Upper Yampa Watershed Water-Quality Data

Science Center Objects

The Upper Yampa River Watershed (UYRW) drains approximately 1,798 square miles west of the Continental Divide in northwestern Colorado. The Upper Yampa River Watershed includes the Yampa River Basin upstream from Elkhead Creek and the Elkhead Creek Basin and primarily is in Routt County. The city of Steamboat Springs and the towns of Hayden, Oak Creek, and Yampa are in the watershed. The Yampa River is largely unregulated and free flowing. Only a few smaller water storage facilities are in the headwaters area. Several geothermal hot springs are located in the watershed. Major economic activities include agriculture (cattle production), coal mining, recreation, and tourism. The Steamboat Springs area is an internationally known winter resort destination.

Yampa River at Steamboat Springs

Yampa River at Steamboat Springs

(Credit: Jeffrey B Foster, USGS. Public domain.)

The Upper Yampa River Watershed is undergoing increasing land and water development to support growing municipal, industrial, and recreational needs.
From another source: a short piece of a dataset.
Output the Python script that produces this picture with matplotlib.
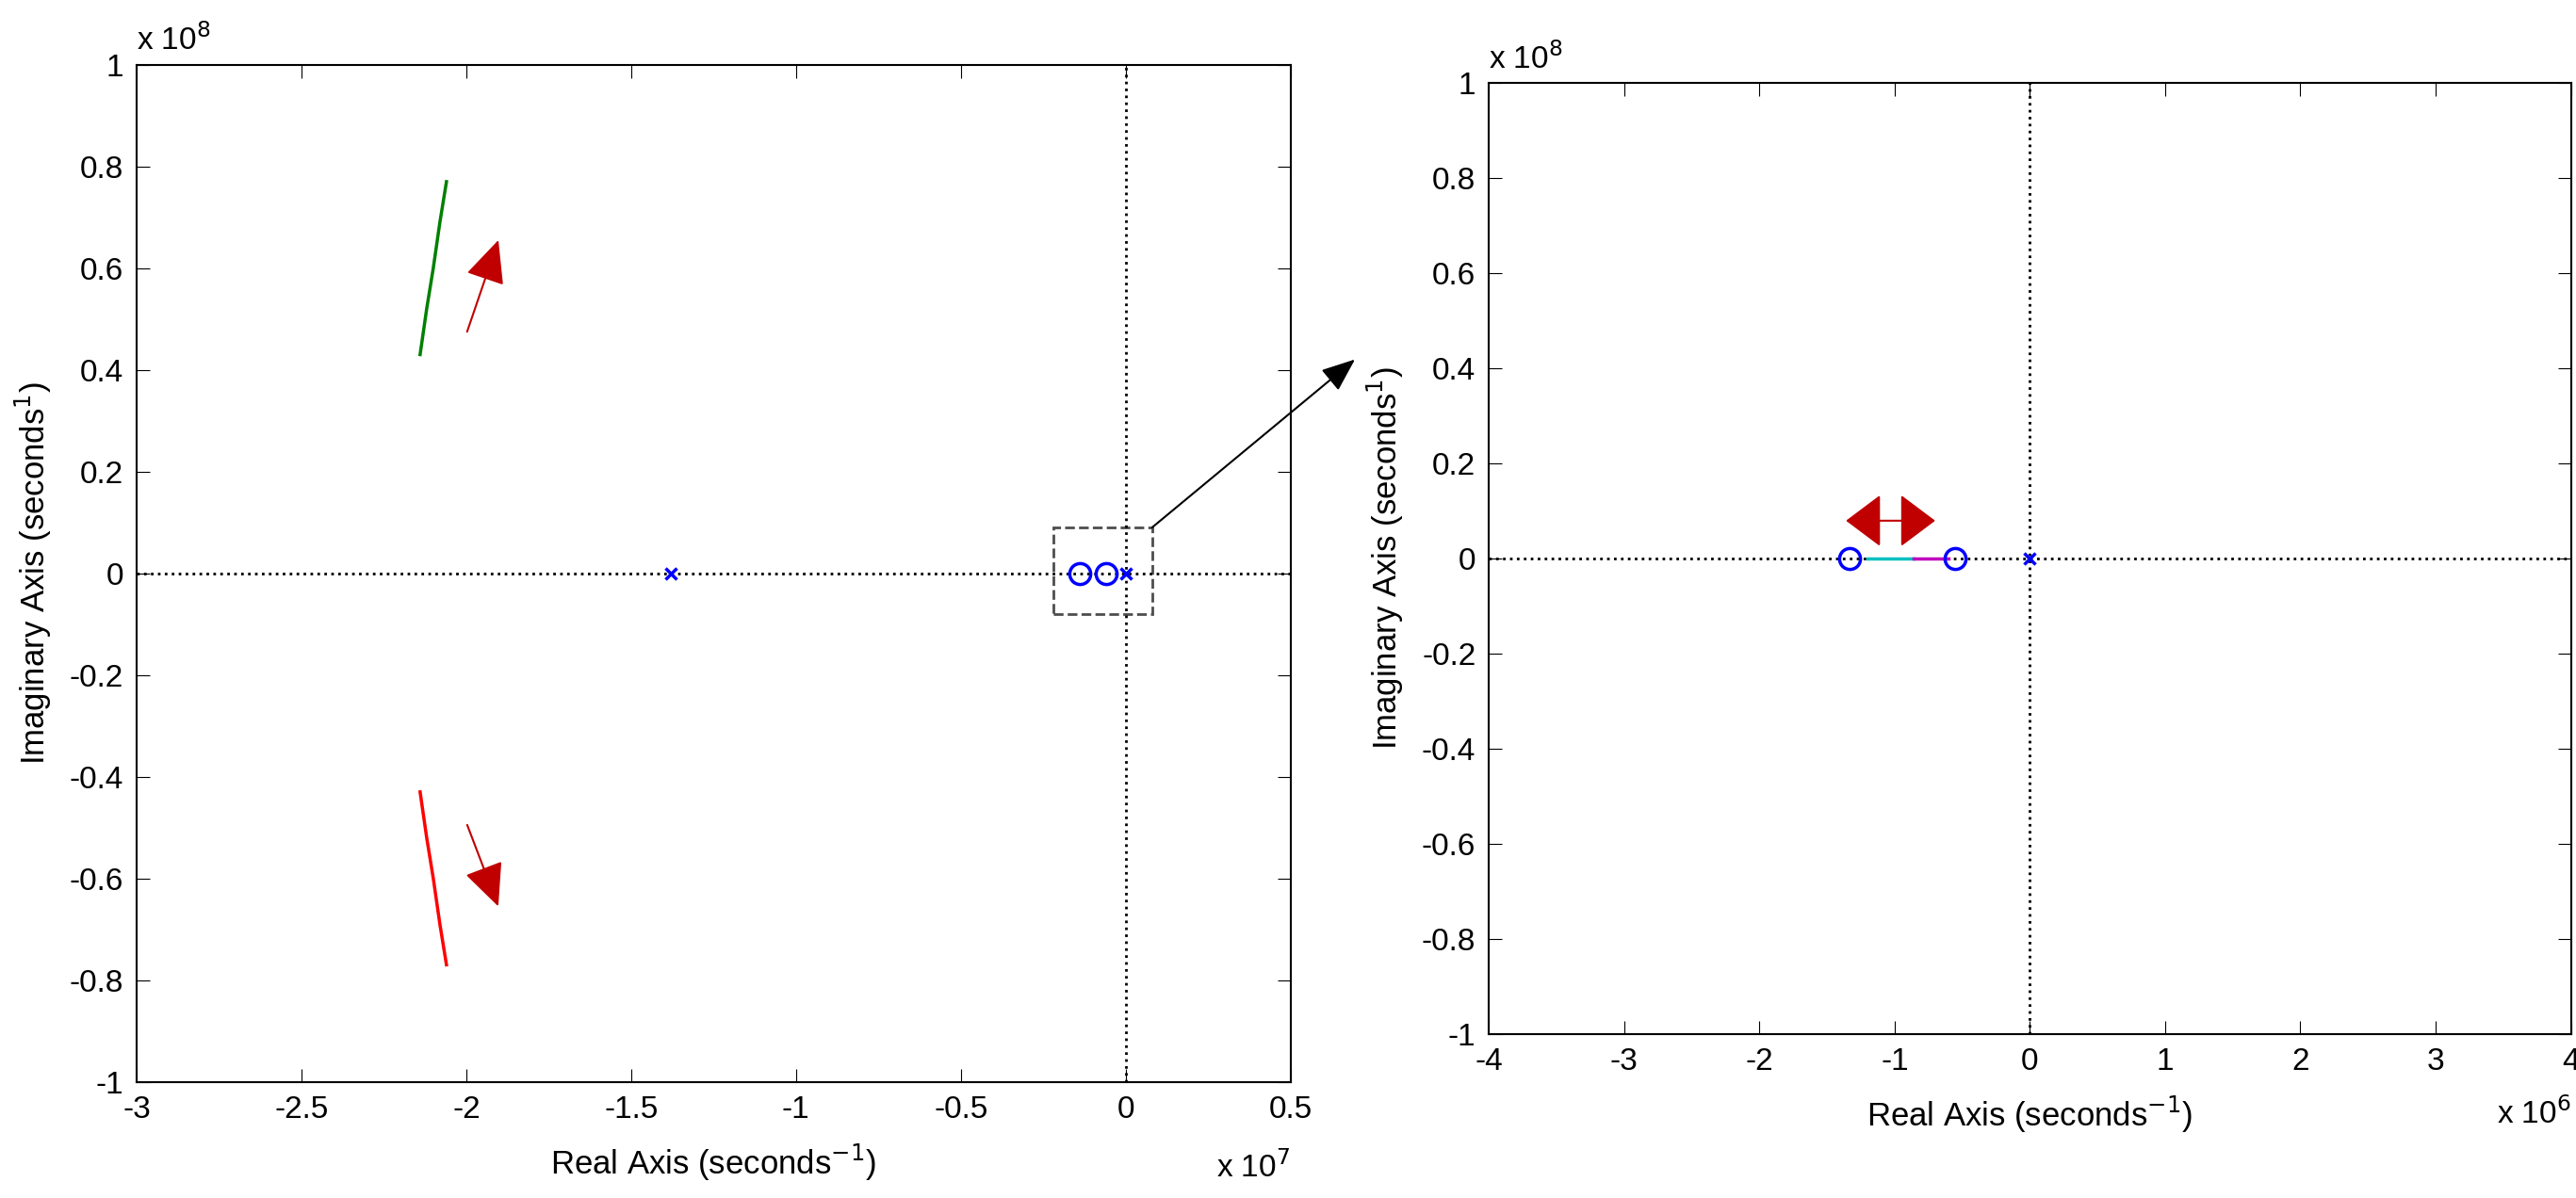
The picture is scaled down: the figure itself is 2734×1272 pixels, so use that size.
import matplotlib
matplotlib.use("Agg")
import matplotlib.pyplot as plt
from matplotlib.patches import Rectangle, ConnectionPatch, FancyArrowPatch

plt.rcParams['font.family'] = ['Liberation Sans', 'DejaVu Sans']
plt.rcParams['font.size'] = 24

# root locus branches (real, imag)
green_re = [-2.14e7, -2.12e7, -2.10e7, -2.08e7, -2.06e7]
green_im = [0.43e8, 0.52e8, 0.60e8, 0.69e8, 0.77e8]
red_re = green_re
red_im = [-v for v in green_im]
pole_left = [-1.38e7, 0.0]
zeros_left = [-1.4e6, -0.6e6]
zeros = [-1.33e6, -0.55e6]
cyan_re = [-1.2e6, -0.86e6]
mag_re = [-0.86e6, -0.6e6]

fig = plt.figure(figsize=(27.34, 12.72), dpi=100)
ax1 = fig.add_axes([0.053, 0.097, 0.448, 0.849])
ax2 = fig.add_axes([0.578, 0.137, 0.420, 0.794])

def style(ax, xlim, xticks, xexp):
    ax.set_ylim(-1e8, 1e8)
    ax.set_xlim(*xlim)
    ax.set_yticks([i * 0.2e8 for i in range(-5, 6)])
    ax.set_yticklabels(['-1', '-0.8', '-0.6', '-0.4', '-0.2', '0', '0.2', '0.4', '0.6', '0.8', '1'])
    ax.set_xticks([t * 10**xexp for t in xticks])
    ax.set_xticklabels([('%g' % t) for t in xticks])
    ax.tick_params(direction='in', length=10, top=True, right=True, labelsize=24, pad=10)
    for s in ax.spines.values():
        s.set_linewidth(1.5)
    ax.axhline(0, color='k', ls=':', lw=2)
    ax.axvline(0, color='k', ls=':', lw=2)
    ax.set_xlabel('Real Axis (seconds$^{-1}$)', fontsize=25, labelpad=14)
    ax.set_ylabel('Imaginary Axis (seconds$^{1}$)', fontsize=25, labelpad=12)
    ax.text(0.0, 1.008, r'x 10$^{8}$', transform=ax.transAxes, fontsize=24, va='bottom')
    ax.text(1.0, -0.084, r'x 10$^{%d}$' % xexp, transform=ax.transAxes, fontsize=24, va='center', ha='right')

style(ax1, (-3e7, 0.5e7), [-3, -2.5, -2, -1.5, -1, -0.5, 0, 0.5], 7)
style(ax2, (-4e6, 4e6), [-4, -3, -2, -1, 0, 1, 2, 3, 4], 6)

# left plot
ax1.plot(green_re, green_im, color='green', lw=2.5)
ax1.plot(red_re, red_im, color='red', lw=2.5)
ax1.plot(pole_left, [0, 0], 'bx', ms=8, mew=2.5)
ax1.plot(zeros_left, [0, 0], 'o', mfc='none', mec='b', ms=16, mew=2.5)
ax1.add_patch(Rectangle((-0.22e7, -0.08e8), 0.30e7, 0.17e8, fill=False, ls='--', ec='0.3', lw=2))
for y0, y1 in [(0.47e8, 0.66e8), (-0.49e8, -0.66e8)]:
    ax1.add_patch(FancyArrowPatch((-2.0e7, y0), (-1.9e7, y1), arrowstyle='-|>,head_length=1.3,head_width=0.6',
                                  mutation_scale=22, color='#c00000', lw=1.5))
con = ConnectionPatch(xyA=(0.08e7, 0.09e8), coordsA=ax1.transData,
                      xyB=(0.526, 0.700), coordsB=fig.transFigure,
                      arrowstyle='-|>,head_length=1.0,head_width=0.4', mutation_scale=22, color='k', lw=1.5)
fig.add_artist(con)

# right plot
ax2.plot(cyan_re, [0, 0], color='c', lw=2.5)
ax2.plot(mag_re, [0, 0], color='m', lw=2.5)
ax2.plot(zeros, [0, 0], 'o', mfc='none', mec='b', ms=16, mew=2.5)
ax2.plot([0], [0], 'bx', ms=8, mew=2.5)
ax2.add_patch(FancyArrowPatch((-1.36e6, 0.079e8), (-0.70e6, 0.079e8), arrowstyle='<|-|>,head_length=0.6,head_width=0.45',
                              mutation_scale=40, color='#c00000', lw=1.5, shrinkA=0, shrinkB=0))

fig.savefig('out.png', dpi=100)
As development proceeds, there is the potential for short- and long-term changes in the quantity and quality of surface-water and groundwater resources. Water-quality data currently are stored in disparate formats among numerous Federal, State, and local agencies, private consulting firms, universities, and stakeholder groups. Development of a publically-accessible water-quality database (Data Repository) standardizes and unifies data from the numerous sources. These data can be used to assess water quality in the Upper Yampa River Watershed and develop a water-quality monitoring plan by identifying data gaps and redundancies. With these considerations, the U.S. Geological Survey (USGS), in cooperation with the City of Steamboat Springs and Routt County, is conducting a study to compile and assess water quality in the Upper Yampa River Watershed. Specific objectives of the study were to:

Yampa River valley circa 1919

Yampa River valley circa 1919

(Credit: M.R. Campbell. Public domain.)

  • Develop and maintain a web-accessible common data repository that provides agencies, researchers, consultants, and interested stakeholders equal access to the latest water-resources information.
  • Evaluate existing water-resources data for uniformity and ability to meet the needs of water and land resource managers and decision makers as well as the public and other stakeholders.
  • Perform and publish an assessment of water-resource conditions.
  • Design and implement regional monitoring strategies to effectively fill identified data gaps by reducing duplication of effort while still meeting a broad base of data collection objectives.
  • Upon implementation of the monitoring program, periodically assess the new data to update what is known about factors affecting water-resource conditions.